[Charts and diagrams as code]
════════════════

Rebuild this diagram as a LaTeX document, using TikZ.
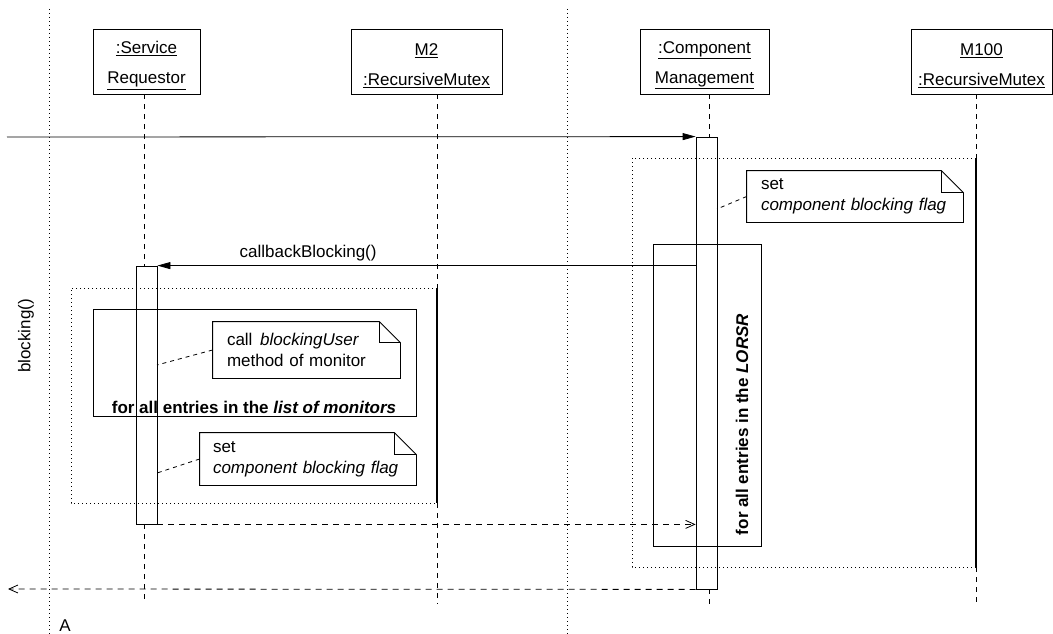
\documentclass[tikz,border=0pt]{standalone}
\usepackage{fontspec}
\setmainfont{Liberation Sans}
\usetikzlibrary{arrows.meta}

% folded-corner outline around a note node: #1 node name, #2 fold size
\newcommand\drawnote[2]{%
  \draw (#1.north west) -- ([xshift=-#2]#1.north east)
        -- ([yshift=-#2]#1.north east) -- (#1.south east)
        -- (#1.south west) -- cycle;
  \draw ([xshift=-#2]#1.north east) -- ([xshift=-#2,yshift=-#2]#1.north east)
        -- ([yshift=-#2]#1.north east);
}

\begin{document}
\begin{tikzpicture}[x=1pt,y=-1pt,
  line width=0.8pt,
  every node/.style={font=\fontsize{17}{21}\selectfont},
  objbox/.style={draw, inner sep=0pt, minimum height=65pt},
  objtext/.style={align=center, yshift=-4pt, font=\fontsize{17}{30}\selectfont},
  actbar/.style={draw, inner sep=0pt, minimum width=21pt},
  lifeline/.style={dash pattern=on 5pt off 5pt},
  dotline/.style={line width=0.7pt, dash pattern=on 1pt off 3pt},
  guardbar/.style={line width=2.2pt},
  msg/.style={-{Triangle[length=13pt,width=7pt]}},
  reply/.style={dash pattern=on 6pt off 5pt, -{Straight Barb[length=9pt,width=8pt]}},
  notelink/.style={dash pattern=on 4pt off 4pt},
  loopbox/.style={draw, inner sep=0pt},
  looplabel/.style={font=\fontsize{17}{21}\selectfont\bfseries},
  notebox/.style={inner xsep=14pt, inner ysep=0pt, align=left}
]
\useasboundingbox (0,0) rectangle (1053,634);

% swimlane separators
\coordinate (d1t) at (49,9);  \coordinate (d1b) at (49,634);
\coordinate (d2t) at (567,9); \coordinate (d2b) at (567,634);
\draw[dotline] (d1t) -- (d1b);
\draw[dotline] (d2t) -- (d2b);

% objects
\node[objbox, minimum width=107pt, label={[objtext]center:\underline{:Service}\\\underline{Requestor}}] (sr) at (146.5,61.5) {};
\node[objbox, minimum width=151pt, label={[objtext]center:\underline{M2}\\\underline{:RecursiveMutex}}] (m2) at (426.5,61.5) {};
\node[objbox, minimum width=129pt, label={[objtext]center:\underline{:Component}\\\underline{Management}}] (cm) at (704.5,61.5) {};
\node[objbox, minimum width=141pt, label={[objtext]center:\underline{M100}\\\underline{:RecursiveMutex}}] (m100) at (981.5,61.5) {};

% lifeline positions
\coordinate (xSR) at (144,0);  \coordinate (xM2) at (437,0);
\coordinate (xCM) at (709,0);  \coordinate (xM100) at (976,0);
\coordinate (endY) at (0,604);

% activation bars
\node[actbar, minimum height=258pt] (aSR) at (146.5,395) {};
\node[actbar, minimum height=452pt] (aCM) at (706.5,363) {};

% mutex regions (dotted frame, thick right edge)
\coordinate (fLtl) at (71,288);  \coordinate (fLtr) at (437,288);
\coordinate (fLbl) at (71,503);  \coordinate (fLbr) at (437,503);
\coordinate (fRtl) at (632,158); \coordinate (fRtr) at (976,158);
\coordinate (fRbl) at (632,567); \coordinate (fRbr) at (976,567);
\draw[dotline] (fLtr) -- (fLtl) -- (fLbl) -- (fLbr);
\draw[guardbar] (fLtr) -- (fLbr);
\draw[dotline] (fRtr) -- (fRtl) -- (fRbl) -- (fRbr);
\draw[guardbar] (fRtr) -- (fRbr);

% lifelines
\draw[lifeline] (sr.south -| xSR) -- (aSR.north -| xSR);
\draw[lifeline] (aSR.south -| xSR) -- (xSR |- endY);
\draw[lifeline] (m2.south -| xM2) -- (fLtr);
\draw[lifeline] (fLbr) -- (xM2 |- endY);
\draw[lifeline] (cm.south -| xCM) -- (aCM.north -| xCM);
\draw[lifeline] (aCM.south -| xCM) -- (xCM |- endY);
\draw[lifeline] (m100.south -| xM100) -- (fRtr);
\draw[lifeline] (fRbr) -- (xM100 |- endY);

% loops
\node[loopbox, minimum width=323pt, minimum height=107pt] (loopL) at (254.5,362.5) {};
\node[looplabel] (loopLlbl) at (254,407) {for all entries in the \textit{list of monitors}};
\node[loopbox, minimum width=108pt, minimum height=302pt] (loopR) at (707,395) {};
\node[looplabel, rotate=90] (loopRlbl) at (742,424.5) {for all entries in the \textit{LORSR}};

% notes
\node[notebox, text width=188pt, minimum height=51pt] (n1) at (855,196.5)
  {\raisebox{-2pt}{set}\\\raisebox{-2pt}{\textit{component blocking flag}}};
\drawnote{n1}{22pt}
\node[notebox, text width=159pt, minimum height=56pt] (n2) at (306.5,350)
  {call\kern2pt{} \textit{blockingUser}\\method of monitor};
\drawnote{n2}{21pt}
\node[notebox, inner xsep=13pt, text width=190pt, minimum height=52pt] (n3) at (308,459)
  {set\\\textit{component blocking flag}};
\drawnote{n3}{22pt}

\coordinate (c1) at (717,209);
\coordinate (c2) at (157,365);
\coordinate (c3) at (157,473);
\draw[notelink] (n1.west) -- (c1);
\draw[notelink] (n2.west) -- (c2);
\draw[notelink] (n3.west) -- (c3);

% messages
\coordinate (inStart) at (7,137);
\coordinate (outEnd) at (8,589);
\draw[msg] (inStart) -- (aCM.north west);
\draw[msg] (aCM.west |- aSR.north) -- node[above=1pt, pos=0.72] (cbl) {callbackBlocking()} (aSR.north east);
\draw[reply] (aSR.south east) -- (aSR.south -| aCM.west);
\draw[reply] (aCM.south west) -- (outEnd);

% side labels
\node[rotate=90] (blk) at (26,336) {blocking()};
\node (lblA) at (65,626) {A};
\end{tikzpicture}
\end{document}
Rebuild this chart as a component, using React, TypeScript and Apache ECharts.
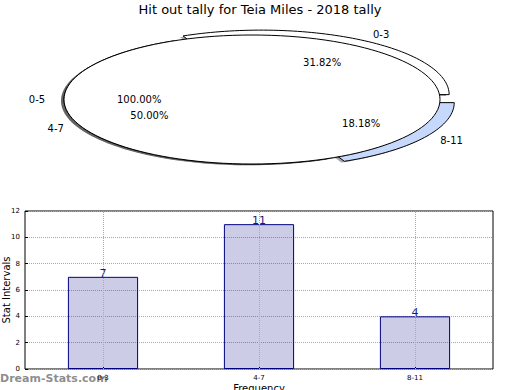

════════════════

**Aim of the exercise**
Exclude the images, then output the data above word for word.

**Result for this task**
Rebuild this diagram as a LaTeX document, using TikZ.
\documentclass[tikz,border=0pt]{standalone}
\usepackage{fontspec}
\setmainfont{Liberation Sans}
\usetikzlibrary{arrows.meta}

% folded-corner outline around a note node: #1 node name, #2 fold size
\newcommand\drawnote[2]{%
  \draw (#1.north west) -- ([xshift=-#2]#1.north east)
        -- ([yshift=-#2]#1.north east) -- (#1.south east)
        -- (#1.south west) -- cycle;
  \draw ([xshift=-#2]#1.north east) -- ([xshift=-#2,yshift=-#2]#1.north east)
        -- ([yshift=-#2]#1.north east);
}

\begin{document}
\begin{tikzpicture}[x=1pt,y=-1pt,
  line width=0.8pt,
  every node/.style={font=\fontsize{17}{21}\selectfont},
  objbox/.style={draw, inner sep=0pt, minimum height=65pt},
  objtext/.style={align=center, yshift=-4pt, font=\fontsize{17}{30}\selectfont},
  actbar/.style={draw, inner sep=0pt, minimum width=21pt},
  lifeline/.style={dash pattern=on 5pt off 5pt},
  dotline/.style={line width=0.7pt, dash pattern=on 1pt off 3pt},
  guardbar/.style={line width=2.2pt},
  msg/.style={-{Triangle[length=13pt,width=7pt]}},
  reply/.style={dash pattern=on 6pt off 5pt, -{Straight Barb[length=9pt,width=8pt]}},
  notelink/.style={dash pattern=on 4pt off 4pt},
  loopbox/.style={draw, inner sep=0pt},
  looplabel/.style={font=\fontsize{17}{21}\selectfont\bfseries},
  notebox/.style={inner xsep=14pt, inner ysep=0pt, align=left}
]
\useasboundingbox (0,0) rectangle (1053,634);

% swimlane separators
\coordinate (d1t) at (49,9);  \coordinate (d1b) at (49,634);
\coordinate (d2t) at (567,9); \coordinate (d2b) at (567,634);
\draw[dotline] (d1t) -- (d1b);
\draw[dotline] (d2t) -- (d2b);

% objects
\node[objbox, minimum width=107pt, label={[objtext]center:\underline{:Service}\\\underline{Requestor}}] (sr) at (146.5,61.5) {};
\node[objbox, minimum width=151pt, label={[objtext]center:\underline{M2}\\\underline{:RecursiveMutex}}] (m2) at (426.5,61.5) {};
\node[objbox, minimum width=129pt, label={[objtext]center:\underline{:Component}\\\underline{Management}}] (cm) at (704.5,61.5) {};
\node[objbox, minimum width=141pt, label={[objtext]center:\underline{M100}\\\underline{:RecursiveMutex}}] (m100) at (981.5,61.5) {};

% lifeline positions
\coordinate (xSR) at (144,0);  \coordinate (xM2) at (437,0);
\coordinate (xCM) at (709,0);  \coordinate (xM100) at (976,0);
\coordinate (endY) at (0,604);

% activation bars
\node[actbar, minimum height=258pt] (aSR) at (146.5,395) {};
\node[actbar, minimum height=452pt] (aCM) at (706.5,363) {};

% mutex regions (dotted frame, thick right edge)
\coordinate (fLtl) at (71,288);  \coordinate (fLtr) at (437,288);
\coordinate (fLbl) at (71,503);  \coordinate (fLbr) at (437,503);
\coordinate (fRtl) at (632,158); \coordinate (fRtr) at (976,158);
\coordinate (fRbl) at (632,567); \coordinate (fRbr) at (976,567);
\draw[dotline] (fLtr) -- (fLtl) -- (fLbl) -- (fLbr);
\draw[guardbar] (fLtr) -- (fLbr);
\draw[dotline] (fRtr) -- (fRtl) -- (fRbl) -- (fRbr);
\draw[guardbar] (fRtr) -- (fRbr);

% lifelines
\draw[lifeline] (sr.south -| xSR) -- (aSR.north -| xSR);
\draw[lifeline] (aSR.south -| xSR) -- (xSR |- endY);
\draw[lifeline] (m2.south -| xM2) -- (fLtr);
\draw[lifeline] (fLbr) -- (xM2 |- endY);
\draw[lifeline] (cm.south -| xCM) -- (aCM.north -| xCM);
\draw[lifeline] (aCM.south -| xCM) -- (xCM |- endY);
\draw[lifeline] (m100.south -| xM100) -- (fRtr);
\draw[lifeline] (fRbr) -- (xM100 |- endY);

% loops
\node[loopbox, minimum width=323pt, minimum height=107pt] (loopL) at (254.5,362.5) {};
\node[looplabel] (loopLlbl) at (254,407) {for all entries in the \textit{list of monitors}};
\node[loopbox, minimum width=108pt, minimum height=302pt] (loopR) at (707,395) {};
\node[looplabel, rotate=90] (loopRlbl) at (742,424.5) {for all entries in the \textit{LORSR}};

% notes
\node[notebox, text width=188pt, minimum height=51pt] (n1) at (855,196.5)
  {\raisebox{-2pt}{set}\\\raisebox{-2pt}{\textit{component blocking flag}}};
\drawnote{n1}{22pt}
\node[notebox, text width=159pt, minimum height=56pt] (n2) at (306.5,350)
  {call\kern2pt{} \textit{blockingUser}\\method of monitor};
\drawnote{n2}{21pt}
\node[notebox, inner xsep=13pt, text width=190pt, minimum height=52pt] (n3) at (308,459)
  {set\\\textit{component blocking flag}};
\drawnote{n3}{22pt}

\coordinate (c1) at (717,209);
\coordinate (c2) at (157,365);
\coordinate (c3) at (157,473);
\draw[notelink] (n1.west) -- (c1);
\draw[notelink] (n2.west) -- (c2);
\draw[notelink] (n3.west) -- (c3);

% messages
\coordinate (inStart) at (7,137);
\coordinate (outEnd) at (8,589);
\draw[msg] (inStart) -- (aCM.north west);
\draw[msg] (aCM.west |- aSR.north) -- node[above=1pt, pos=0.72] (cbl) {callbackBlocking()} (aSR.north east);
\draw[reply] (aSR.south east) -- (aSR.south -| aCM.west);
\draw[reply] (aCM.south west) -- (outEnd);

% side labels
\node[rotate=90] (blk) at (26,336) {blocking()};
\node (lblA) at (65,626) {A};
\end{tikzpicture}
\end{document}
Rebuild this chart as a component, using React, TypeScript and Apache ECharts.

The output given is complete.